● **SOURCE DATA**
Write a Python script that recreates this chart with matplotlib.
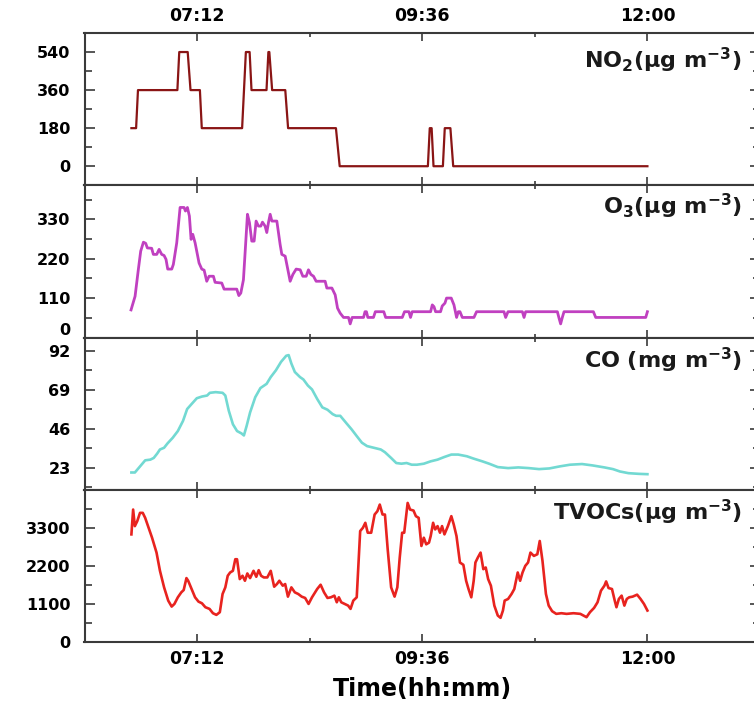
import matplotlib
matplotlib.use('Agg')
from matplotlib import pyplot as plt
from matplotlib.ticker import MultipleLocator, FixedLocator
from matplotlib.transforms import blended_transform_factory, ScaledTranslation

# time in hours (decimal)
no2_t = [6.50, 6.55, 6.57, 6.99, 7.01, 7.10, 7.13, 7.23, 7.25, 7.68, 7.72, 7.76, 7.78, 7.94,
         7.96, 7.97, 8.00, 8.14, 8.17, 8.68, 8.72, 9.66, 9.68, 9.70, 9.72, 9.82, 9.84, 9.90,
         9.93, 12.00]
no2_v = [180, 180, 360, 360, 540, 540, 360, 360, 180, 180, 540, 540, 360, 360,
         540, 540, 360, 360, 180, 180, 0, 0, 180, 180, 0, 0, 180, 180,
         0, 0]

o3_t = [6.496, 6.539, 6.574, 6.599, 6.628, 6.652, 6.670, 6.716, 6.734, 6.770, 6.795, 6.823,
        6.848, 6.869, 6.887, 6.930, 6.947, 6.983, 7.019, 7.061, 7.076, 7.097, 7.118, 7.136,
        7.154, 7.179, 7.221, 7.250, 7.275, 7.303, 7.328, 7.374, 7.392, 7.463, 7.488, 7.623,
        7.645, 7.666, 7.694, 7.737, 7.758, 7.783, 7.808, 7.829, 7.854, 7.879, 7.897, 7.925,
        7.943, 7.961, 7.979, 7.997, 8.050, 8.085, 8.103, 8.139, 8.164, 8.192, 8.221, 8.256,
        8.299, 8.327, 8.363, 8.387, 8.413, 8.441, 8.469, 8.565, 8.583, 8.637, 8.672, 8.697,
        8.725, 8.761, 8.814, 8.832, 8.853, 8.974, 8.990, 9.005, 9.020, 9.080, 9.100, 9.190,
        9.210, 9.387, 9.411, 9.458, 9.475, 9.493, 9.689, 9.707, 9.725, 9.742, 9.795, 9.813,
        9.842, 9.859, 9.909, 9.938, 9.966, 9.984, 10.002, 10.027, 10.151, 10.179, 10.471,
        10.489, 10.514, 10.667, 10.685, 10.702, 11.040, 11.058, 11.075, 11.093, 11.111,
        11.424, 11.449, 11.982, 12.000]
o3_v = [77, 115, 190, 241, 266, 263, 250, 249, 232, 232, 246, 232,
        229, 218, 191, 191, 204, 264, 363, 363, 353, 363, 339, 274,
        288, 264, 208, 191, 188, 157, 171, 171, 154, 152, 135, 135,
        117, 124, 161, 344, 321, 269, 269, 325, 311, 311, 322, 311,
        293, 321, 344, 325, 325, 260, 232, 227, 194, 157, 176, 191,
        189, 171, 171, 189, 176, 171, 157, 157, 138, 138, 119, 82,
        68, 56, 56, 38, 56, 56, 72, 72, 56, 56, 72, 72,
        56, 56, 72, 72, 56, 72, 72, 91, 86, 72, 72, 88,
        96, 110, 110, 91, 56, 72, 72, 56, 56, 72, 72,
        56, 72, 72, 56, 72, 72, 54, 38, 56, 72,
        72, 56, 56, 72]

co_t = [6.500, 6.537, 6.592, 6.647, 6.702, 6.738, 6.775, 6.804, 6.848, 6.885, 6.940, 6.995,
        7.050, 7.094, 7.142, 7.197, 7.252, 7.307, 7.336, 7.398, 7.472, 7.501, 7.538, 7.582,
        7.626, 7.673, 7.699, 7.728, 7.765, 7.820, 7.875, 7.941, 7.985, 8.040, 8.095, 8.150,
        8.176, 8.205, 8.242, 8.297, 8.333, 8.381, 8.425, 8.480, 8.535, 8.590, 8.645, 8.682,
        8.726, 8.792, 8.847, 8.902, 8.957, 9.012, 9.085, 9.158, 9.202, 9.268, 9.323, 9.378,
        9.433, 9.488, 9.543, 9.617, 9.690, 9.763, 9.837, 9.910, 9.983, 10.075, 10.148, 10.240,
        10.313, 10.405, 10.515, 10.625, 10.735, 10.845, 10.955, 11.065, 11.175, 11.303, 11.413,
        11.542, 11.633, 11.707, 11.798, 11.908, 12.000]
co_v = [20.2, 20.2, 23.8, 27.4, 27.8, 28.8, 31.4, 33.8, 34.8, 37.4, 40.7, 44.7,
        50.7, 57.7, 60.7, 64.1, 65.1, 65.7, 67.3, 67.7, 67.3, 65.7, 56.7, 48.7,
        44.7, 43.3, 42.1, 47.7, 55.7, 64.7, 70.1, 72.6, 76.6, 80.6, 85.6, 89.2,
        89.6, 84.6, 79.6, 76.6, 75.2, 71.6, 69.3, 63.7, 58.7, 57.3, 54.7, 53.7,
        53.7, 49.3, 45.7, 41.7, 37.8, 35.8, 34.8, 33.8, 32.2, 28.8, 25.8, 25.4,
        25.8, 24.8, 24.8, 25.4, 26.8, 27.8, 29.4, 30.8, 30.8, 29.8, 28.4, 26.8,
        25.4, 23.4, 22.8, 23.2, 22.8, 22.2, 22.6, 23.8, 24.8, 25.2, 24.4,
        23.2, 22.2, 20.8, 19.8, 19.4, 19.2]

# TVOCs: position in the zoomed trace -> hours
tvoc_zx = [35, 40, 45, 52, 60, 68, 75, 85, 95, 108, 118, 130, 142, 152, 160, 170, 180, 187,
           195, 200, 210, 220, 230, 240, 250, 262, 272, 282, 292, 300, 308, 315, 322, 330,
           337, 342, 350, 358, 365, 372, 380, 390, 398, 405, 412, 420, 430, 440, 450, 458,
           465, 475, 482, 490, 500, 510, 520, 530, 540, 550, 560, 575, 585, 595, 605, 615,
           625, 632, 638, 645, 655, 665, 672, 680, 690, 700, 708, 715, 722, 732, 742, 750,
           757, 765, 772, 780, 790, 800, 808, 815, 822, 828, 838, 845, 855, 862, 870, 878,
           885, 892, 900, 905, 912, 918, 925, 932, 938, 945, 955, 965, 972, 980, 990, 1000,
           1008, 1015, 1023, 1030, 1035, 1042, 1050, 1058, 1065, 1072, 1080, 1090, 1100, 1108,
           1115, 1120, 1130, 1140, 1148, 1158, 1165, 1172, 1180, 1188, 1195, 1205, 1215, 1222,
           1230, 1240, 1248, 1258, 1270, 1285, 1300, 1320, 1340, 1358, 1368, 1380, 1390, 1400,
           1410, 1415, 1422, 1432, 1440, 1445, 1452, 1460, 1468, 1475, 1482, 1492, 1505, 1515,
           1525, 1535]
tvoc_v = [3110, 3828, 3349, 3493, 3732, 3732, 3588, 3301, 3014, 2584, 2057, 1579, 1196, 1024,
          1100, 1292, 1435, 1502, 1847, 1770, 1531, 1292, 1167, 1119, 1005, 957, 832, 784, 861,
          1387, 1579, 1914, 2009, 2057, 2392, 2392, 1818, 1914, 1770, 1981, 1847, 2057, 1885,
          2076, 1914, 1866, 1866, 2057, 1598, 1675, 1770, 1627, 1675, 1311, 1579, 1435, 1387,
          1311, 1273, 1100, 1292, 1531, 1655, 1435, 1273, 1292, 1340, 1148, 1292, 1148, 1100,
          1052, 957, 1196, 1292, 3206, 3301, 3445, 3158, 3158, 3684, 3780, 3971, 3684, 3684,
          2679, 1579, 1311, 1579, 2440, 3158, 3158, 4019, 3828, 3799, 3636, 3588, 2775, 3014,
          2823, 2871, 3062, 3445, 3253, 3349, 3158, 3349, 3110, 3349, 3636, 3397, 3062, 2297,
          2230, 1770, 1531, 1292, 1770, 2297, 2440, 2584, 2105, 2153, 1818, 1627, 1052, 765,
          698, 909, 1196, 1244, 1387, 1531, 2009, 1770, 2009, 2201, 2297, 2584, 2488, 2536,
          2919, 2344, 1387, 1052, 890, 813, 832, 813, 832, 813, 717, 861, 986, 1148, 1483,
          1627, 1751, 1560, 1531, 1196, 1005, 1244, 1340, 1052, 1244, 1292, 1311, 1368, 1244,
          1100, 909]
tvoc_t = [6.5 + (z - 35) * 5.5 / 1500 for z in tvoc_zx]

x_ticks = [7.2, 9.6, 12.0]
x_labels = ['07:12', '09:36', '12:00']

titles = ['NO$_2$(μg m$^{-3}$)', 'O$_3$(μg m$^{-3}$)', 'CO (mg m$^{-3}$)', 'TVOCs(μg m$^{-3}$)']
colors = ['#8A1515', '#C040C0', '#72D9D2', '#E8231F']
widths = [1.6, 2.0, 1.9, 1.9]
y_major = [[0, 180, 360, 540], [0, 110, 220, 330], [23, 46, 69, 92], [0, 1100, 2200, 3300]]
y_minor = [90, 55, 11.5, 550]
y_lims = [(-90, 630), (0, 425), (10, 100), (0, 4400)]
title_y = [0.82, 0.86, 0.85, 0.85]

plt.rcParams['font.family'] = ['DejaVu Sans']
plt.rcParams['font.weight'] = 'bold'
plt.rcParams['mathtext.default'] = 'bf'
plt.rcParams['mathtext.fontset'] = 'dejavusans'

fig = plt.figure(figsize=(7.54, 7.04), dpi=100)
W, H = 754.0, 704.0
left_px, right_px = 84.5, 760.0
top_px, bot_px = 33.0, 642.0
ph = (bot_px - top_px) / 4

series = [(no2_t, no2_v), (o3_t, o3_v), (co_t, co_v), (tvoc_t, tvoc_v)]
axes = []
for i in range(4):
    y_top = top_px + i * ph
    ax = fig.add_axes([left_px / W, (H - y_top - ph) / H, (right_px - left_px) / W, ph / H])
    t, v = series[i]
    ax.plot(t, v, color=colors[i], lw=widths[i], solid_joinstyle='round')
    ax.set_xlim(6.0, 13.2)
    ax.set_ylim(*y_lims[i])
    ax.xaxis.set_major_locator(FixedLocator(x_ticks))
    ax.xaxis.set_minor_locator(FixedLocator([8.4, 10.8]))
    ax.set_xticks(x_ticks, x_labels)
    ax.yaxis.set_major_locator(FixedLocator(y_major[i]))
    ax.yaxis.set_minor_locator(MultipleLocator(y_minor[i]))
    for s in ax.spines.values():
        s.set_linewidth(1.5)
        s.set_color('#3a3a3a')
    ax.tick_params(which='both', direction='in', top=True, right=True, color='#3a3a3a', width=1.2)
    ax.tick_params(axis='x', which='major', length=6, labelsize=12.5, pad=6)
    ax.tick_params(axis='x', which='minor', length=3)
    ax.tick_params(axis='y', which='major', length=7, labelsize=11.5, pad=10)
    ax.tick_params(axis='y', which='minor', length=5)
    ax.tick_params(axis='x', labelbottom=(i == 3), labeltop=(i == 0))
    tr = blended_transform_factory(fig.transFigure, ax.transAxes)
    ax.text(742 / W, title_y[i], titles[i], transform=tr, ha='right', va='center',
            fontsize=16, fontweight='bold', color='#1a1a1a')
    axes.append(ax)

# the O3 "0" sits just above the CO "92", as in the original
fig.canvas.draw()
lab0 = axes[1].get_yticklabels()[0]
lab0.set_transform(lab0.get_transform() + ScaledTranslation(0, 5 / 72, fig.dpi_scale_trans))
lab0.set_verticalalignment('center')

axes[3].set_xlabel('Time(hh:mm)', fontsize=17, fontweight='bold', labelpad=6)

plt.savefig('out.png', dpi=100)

● **DIRECTIVE**
Restate, line by line and word for word, everything from the top of the material through the line that contains "from matplotlib.transforms import". Leave pictures out.

● **WORKED SOLUTION**
Write a Python script that recreates this chart with matplotlib.
import matplotlib
matplotlib.use('Agg')
from matplotlib import pyplot as plt
from matplotlib.ticker import MultipleLocator, FixedLocator
from matplotlib.transforms import blended_transform_factory, ScaledTranslation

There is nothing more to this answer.